Problem
Within the entries below, please return exactly the lines from the one with "Emit a Python" through the one with "fig.patch.set_facecolor('white')", leaving out any pictures.
******************************
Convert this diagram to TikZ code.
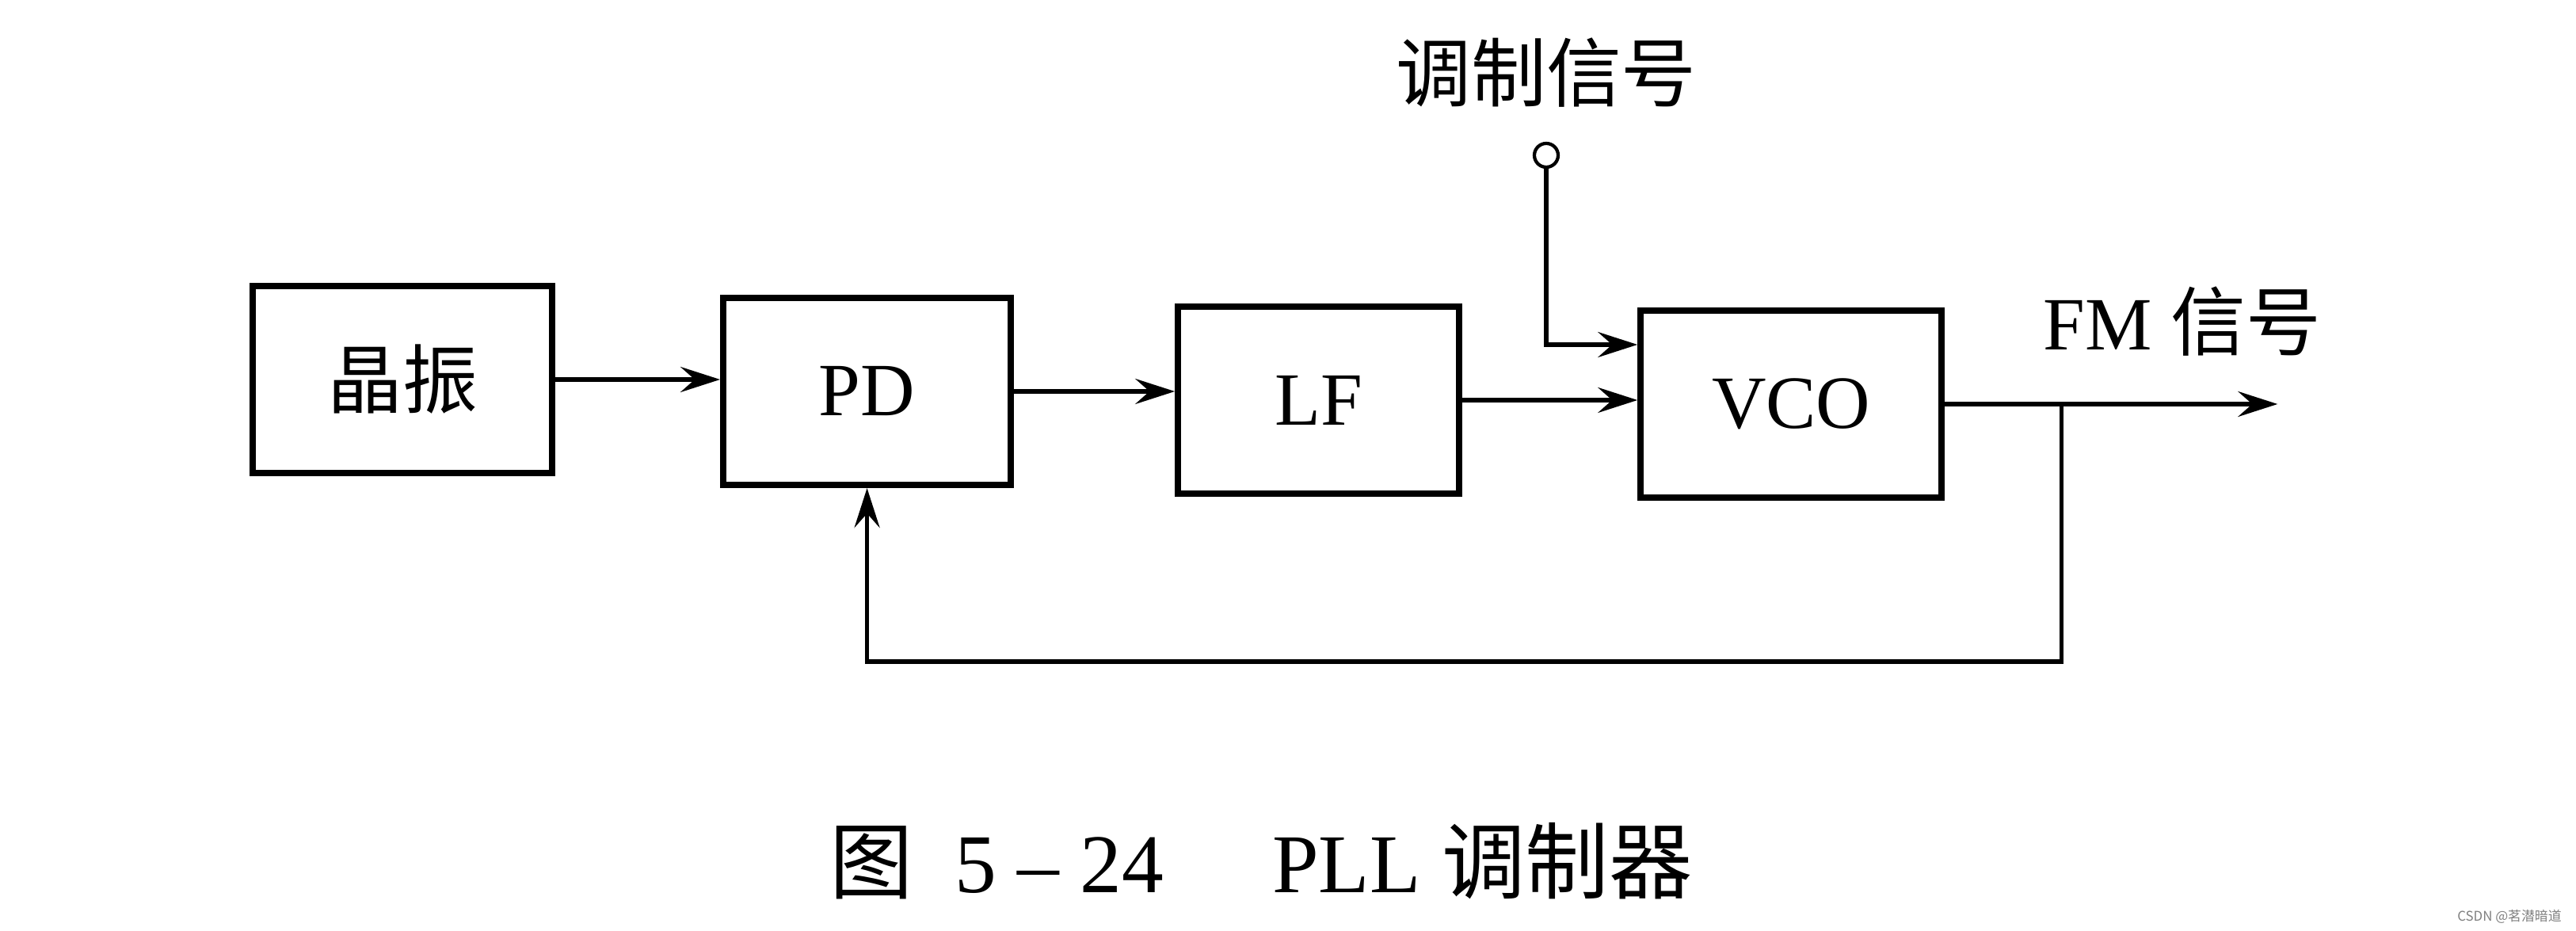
\documentclass[tikz,border=0pt]{standalone}
\usepackage{fontspec}
\setmainfont{Liberation Serif}
\newfontfamily\cjk{Noto Sans CJK SC}
\usetikzlibrary{arrows.meta,positioning}

\begin{document}
\begin{tikzpicture}[
  font=\fontsize{27}{30}\selectfont,
  box/.style={draw, line width=2.3pt, align=center, minimum height=2.36cm},
  arrow/.style={-{Stealth[length=5mm,width=3.2mm,inset=1.8mm]}, line width=1.5pt}
]
\useasboundingbox (0,0) rectangle (32.52,11.75);

\node[box, minimum width=3.78cm] (xtal) at (5.08,6.96) {\cjk 晶振};
\node[box, minimum width=3.63cm, right=2.08cm of xtal, yshift=-0.15cm] (pd) {PD};
\node[box, minimum width=3.55cm, right=2.03cm of pd, yshift=-0.11cm] (lf) {LF};
\node[box, minimum width=3.8cm, right=2.21cm of lf, yshift=-0.05cm] (vco) {VCO};

% modulation input
\node[circle, draw, line width=1.2pt, inner sep=0pt, minimum size=0.3cm] (mod) at (19.52,9.79) {};
\node (modlbl) at (19.52,10.83) {\cjk 调制信号};

% output and feedback
\coordinate (tap) at ([xshift=1.47cm]vco.east);
\coordinate (out) at ([xshift=4.2cm]vco.east);
\coordinate (fb) at ([yshift=-3.25cm]tap);
\node (fmlbl) at (27.55,7.69) {FM {\cjk 信号}};

\node[font=\fontsize{30}{32}\selectfont] (cap) at (15.92,0.88) {{\cjk 图}\enspace5 -- 24\hspace{1.3em}PLL {\cjk 调制器}};
\node[font=\cjk\fontsize{4.8}{6}\selectfont, text=black!50] (mark) at (31.68,0.18) {CSDN @茗潜暗道};

\draw[arrow] (xtal.east) -- (xtal.east -| pd.west);
\draw[arrow] (pd.east) -- (pd.east -| lf.west);
\draw[arrow] (lf.east) -- (lf.east -| vco.west);
\draw[arrow] (mod.south) |- ([yshift=0.75cm]vco.west);
\draw[arrow] (vco.east) -- (out);
\draw[arrow] (tap) -- (fb) -| (pd.south);
\end{tikzpicture}
\end{document}
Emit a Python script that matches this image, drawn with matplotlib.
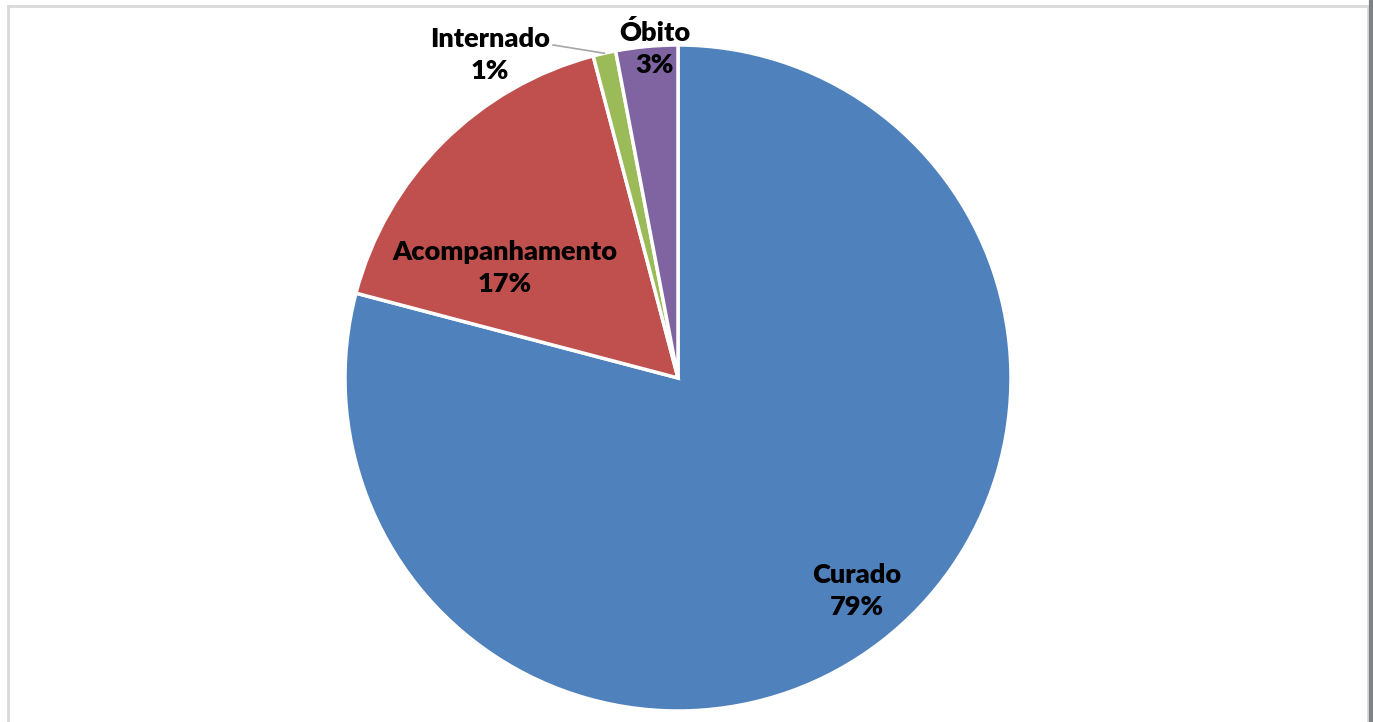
import matplotlib.pyplot as plt
import numpy as np

categories = ['Curado', 'Acompanhamento', 'Internado', 'Óbito']
shares = [79.1, 16.8, 1.1, 3.0]
pct_labels = ['79%', '17%', '1%', '3%']
colors = ['#4F81BD', '#C0504D', '#9BBB59', '#8064A2']

# label spots in pie units (radius = 1)
label_pos = [(0.538, -0.64), (-0.52, 0.33), (-0.565, 0.97), (-0.069, 0.99)]

W, H = 1373, 722
fig = plt.figure(figsize=(W / 100, H / 100), dpi=100)
fig.patch.set_facecolor('white')

cx, cy, r = 678, 378, 333
ax = fig.add_axes([(cx - r) / W, (H - cy - r) / H, 2 * r / W, 2 * r / H])
wedges, _ = ax.pie(shares, colors=colors, startangle=90, counterclock=False,
                   wedgeprops=dict(edgecolor='white', linewidth=2.5))
ax.set_xlim(-1, 1)
ax.set_ylim(-1, 1)
ax.set_aspect('equal')
ax.axis('off')

for name, pct, (x, y) in zip(categories, pct_labels, label_pos):
    ax.text(x, y, name + '\n' + pct, ha='center', va='center',
            fontsize=19.5, fontweight='heavy', family='Lato',
            linespacing=1.4, color='black')

# leader line for the small slice
w = wedges[2]
mid = np.deg2rad((w.theta1 + w.theta2) / 2)
ax.plot([-0.375, np.cos(mid)], [1.0, np.sin(mid)], color='#A6A6A6',
        lw=1.2, clip_on=False)

# outer frame
fig.add_artist(plt.Line2D([7.5 / W, 7.5 / W], [0, 1 - 6 / H], color='#D9D9D9', lw=2))
fig.add_artist(plt.Line2D([7.5 / W, 1367.5 / W], [1 - 6 / H, 1 - 6 / H], color='#D9D9D9', lw=2))
fig.add_artist(plt.Line2D([1367.5 / W, 1367.5 / W], [0, 1 - 6 / H], color='#D9D9D9', lw=2))
fig.add_artist(plt.Line2D([1371 / W, 1371 / W], [0, 1], color='#7F8285', lw=3))

fig.savefig('out.png', dpi=100)
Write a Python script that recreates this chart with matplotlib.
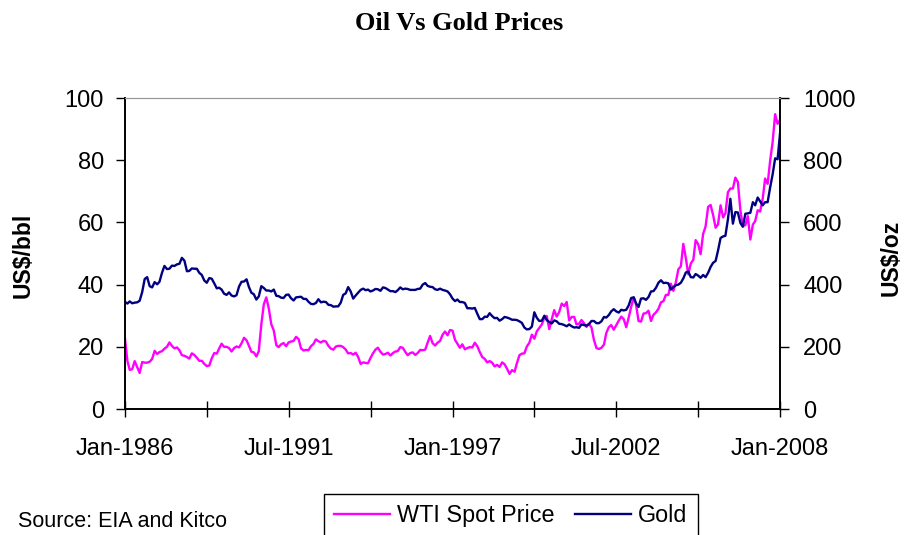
******************************
Response to the exercise
Emit a Python script that matches this image, drawn with matplotlib.
import matplotlib.pyplot as plt
import numpy as np

categories = ['Curado', 'Acompanhamento', 'Internado', 'Óbito']
shares = [79.1, 16.8, 1.1, 3.0]
pct_labels = ['79%', '17%', '1%', '3%']
colors = ['#4F81BD', '#C0504D', '#9BBB59', '#8064A2']

# label spots in pie units (radius = 1)
label_pos = [(0.538, -0.64), (-0.52, 0.33), (-0.565, 0.97), (-0.069, 0.99)]

W, H = 1373, 722
fig = plt.figure(figsize=(W / 100, H / 100), dpi=100)
fig.patch.set_facecolor('white')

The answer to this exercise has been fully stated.